Some of the IX-based services are Content Delivery Networks that provide their customers with fast lanes to ISPs. America’s five largest companies (Apple, Google, Facebook, Microsoft, and Amazon) have their own CDNs and therefore have their own fast lanes.
These CDNs are “edge services” in the terminology of the Wheeler FCC, but in reality they’re deeply embedded in the core of the Internet, the IXes. CDNs can actually accelerate the Internet to a greater degree than ISPs can because they contain the content, the processing, and much of the networking.
Banning Paid Prioritization is a Phony Baloney Move
Yoo’s presentation prompted Judge Stephen Williams to mention his dissent in the DC Circuit case over the Wheeler regulations. He said: “the 2015 Open Internet Order’s ban on paid prioritization was a complete phony. The heavy hitters – the people who use CDNs – have all kinds of alternative methods for getting speed, and they will pay for it and get it. The people who are affected by the ban are very small players who are hurt by it.”
So why all the clamoring for a phony ban that only hurts small players? I don’t think it’s deliberate on the part of the public interest advocates who seek it. Rather, it shows that Public Knowledge, Free Press, EFF et al. simply don’t understand the Internet well enough to appreciate the impact of the regulations they seek.

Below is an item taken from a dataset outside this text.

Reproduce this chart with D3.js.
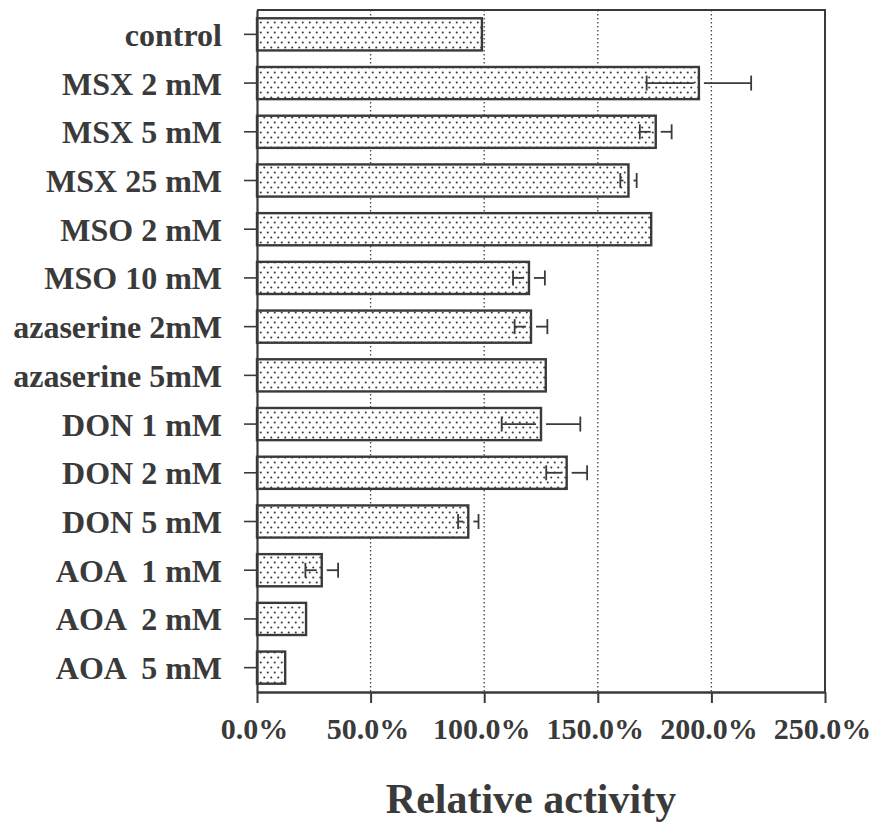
<!DOCTYPE html>
<html>
<head>
<meta charset="utf-8">
<script src="https://cdn.jsdelivr.net/npm/d3@7"></script>
<style>
  html, body { margin: 0; padding: 0; background: #fff; }
  svg { display: block; }
  text { font-family: "Liberation Serif", "Times New Roman", Times, serif; font-weight: bold; fill: #3a3a3a; white-space: pre; }
</style>
</head>
<body>
<svg id="chart" width="876" height="828"></svg>
<script>
// Treatments, relative activity (% of control) and error (± %, null = none shown)
const categories = [
  "control", "MSX 2 mM", "MSX 5 mM", "MSX 25 mM", "MSO 2 mM", "MSO 10 mM",
  "azaserine 2mM", "azaserine 5mM", "DON 1 mM", "DON 2 mM", "DON 5 mM",
  "AOA  1 mM", "AOA  2 mM", "AOA  5 mM"
];
const values = [99, 194.5, 175.5, 163.5, 173.5, 119.7, 120.6, 127.1, 125, 136.3, 93, 28.5, 21.6, 12.4];
const errors = [null, 23, 7, 3.6, null, 7, 7.2, null, 17.3, 9, 4.5, 7.2, null, null];
const xTicks = [0, 50, 100, 150, 200, 250];
const xTitle = "Relative activity";

const ink = "#3a3a3a";
const svg = d3.select("#chart");

const plotLeft = 257, plotRight = 825, plotTop = 10, plotBottom = 692;

const x = d3.scaleLinear().domain([0, 250]).range([plotLeft, plotRight]);
const y = d3.scaleBand().domain(categories).range([plotTop, plotBottom]).paddingInner(0.34).paddingOuter(0.17);

// dotted fill used by all bars
const defs = svg.append("defs");
const pat = defs.append("pattern")
  .attr("id", "dots").attr("patternUnits", "userSpaceOnUse")
  .attr("width", 7).attr("height", 10);
pat.append("rect").attr("width", 7).attr("height", 10).attr("fill", "#fff");
pat.append("circle").attr("cx", 1.75).attr("cy", 2.5).attr("r", 1.05).attr("fill", "#3a3a3a");
pat.append("circle").attr("cx", 5.25).attr("cy", 7.5).attr("r", 1.05).attr("fill", "#3a3a3a");

// dotted vertical gridlines
svg.append("g").selectAll("line")
  .data(xTicks.filter(t => t > 0 && t < 250))
  .join("line")
  .attr("x1", d => x(d)).attr("x2", d => x(d))
  .attr("y1", plotTop).attr("y2", plotBottom)
  .attr("stroke", "#444").attr("stroke-width", 1.3)
  .attr("stroke-dasharray", "1.5,2.5");

// frame: top and right edges
svg.append("path")
  .attr("d", `M${plotLeft},${plotTop}H${plotRight}V${plotBottom}`)
  .attr("fill", "none").attr("stroke", ink).attr("stroke-width", 2);

// bars
svg.append("g").selectAll("rect")
  .data(categories)
  .join("rect")
  .attr("x", x(0))
  .attr("y", d => y(d))
  .attr("width", (d, i) => x(values[i]) - x(0))
  .attr("height", y.bandwidth())
  .attr("fill", "url(#dots)")
  .attr("stroke", ink).attr("stroke-width", 2.4);

// error bars, with a small gap at the bar end
const gap = 5, capH = 15;
const eb = svg.append("g").attr("stroke", ink).attr("stroke-width", 1.8).attr("fill", "none");
categories.forEach((c, i) => {
  const e = errors[i];
  if (e == null) return;
  const cy = y(c) + y.bandwidth() / 2;
  const xv = x(values[i]), xlo = x(values[i] - e), xhi = x(values[i] + e);
  if (xv - gap > xlo) eb.append("line").attr("x1", xlo).attr("x2", xv - gap).attr("y1", cy).attr("y2", cy);
  if (xv + gap < xhi) eb.append("line").attr("x1", xv + gap).attr("x2", xhi).attr("y1", cy).attr("y2", cy);
  eb.append("line").attr("x1", xlo).attr("x2", xlo).attr("y1", cy - capH / 2).attr("y2", cy + capH / 2);
  eb.append("line").attr("x1", xhi).attr("x2", xhi).attr("y1", cy - capH / 2).attr("y2", cy + capH / 2);
});

// y axis
const yAxis = svg.append("g")
  .attr("transform", `translate(${plotLeft},0)`)
  .call(d3.axisLeft(y).tickSize(13).tickSizeOuter(0).tickPadding(22));
yAxis.select(".domain").attr("stroke", ink).attr("stroke-width", 2.2);
yAxis.selectAll(".tick line").attr("stroke", ink).attr("stroke-width", 1.6);
yAxis.selectAll(".tick text").attr("font-size", 32).attr("fill", ink).attr("dy", "0.36em")
  .attr("font-family", '"Liberation Serif", "Times New Roman", serif').attr("font-weight", "bold");

// x axis
const xAxis = svg.append("g")
  .attr("transform", `translate(0,${plotBottom})`)
  .call(d3.axisBottom(x).tickValues(xTicks).tickSize(11).tickSizeOuter(0).tickPadding(15)
    .tickFormat(d => d.toFixed(1) + "%"));
xAxis.select(".domain").attr("stroke", ink).attr("stroke-width", 2.5);
xAxis.selectAll(".tick line").attr("stroke", ink).attr("stroke-width", 2);
xAxis.selectAll(".tick text").attr("font-size", 30).attr("fill", ink).attr("dx", -3)
  .attr("font-family", '"Liberation Serif", "Times New Roman", serif').attr("font-weight", "bold");

// axis title
svg.append("text")
  .attr("x", 531).attr("y", 813)
  .attr("text-anchor", "middle")
  .attr("font-size", 42)
  .text(xTitle);
</script>
</body>
</html>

This is a harsh assessment, but not as harsh as the alternative claim that they’re simply in the pockets of the Silicon Valley interests that fund them. They argument they present is that paid prioritization discourages ISPs from investing in capacity, which they mistakenly believe to be a way of achieving the regular delivery of information that network management seeks.
The truth us that ISPs can’t deliver information faster than they receive it, and they don’t get web data anywhere close to their capacity to relay it. But the end-to-end model appears to blind public interest advocates to what’s really going on inside the Internet.
End-to-End Really Doesn’t Matter
The Internet isn’t an end-to-end network in any meaningful sense. If it were, the streaming videos we watch would come directly from their creators instead of from YouTube or Vimeo. Creators upload to these intermediate services, and consumers download from them. So pretending the underlying paradigm is end-to-end is delusional because it’s end-to-end-to-end-to-end…ad whatever.
When the paradigm is wrong, regulations like the paid prioritization ban at the heart of net neutrality that seek to enforce it are counter-productive and unenforceable. We can’t force the Internet to become something other than what it is by imposing fantasy regulations on it.
The disconnect between the way the Internet really is and the way neutrality advocates wish it were came into stark relief today: while some Congressmen were outside the Capitol giving speeches on the importance of net neutrality, those inside the building voted to make significant, harmful changes to Section 230, the real protector of Internet speech. And they didn’t even notice.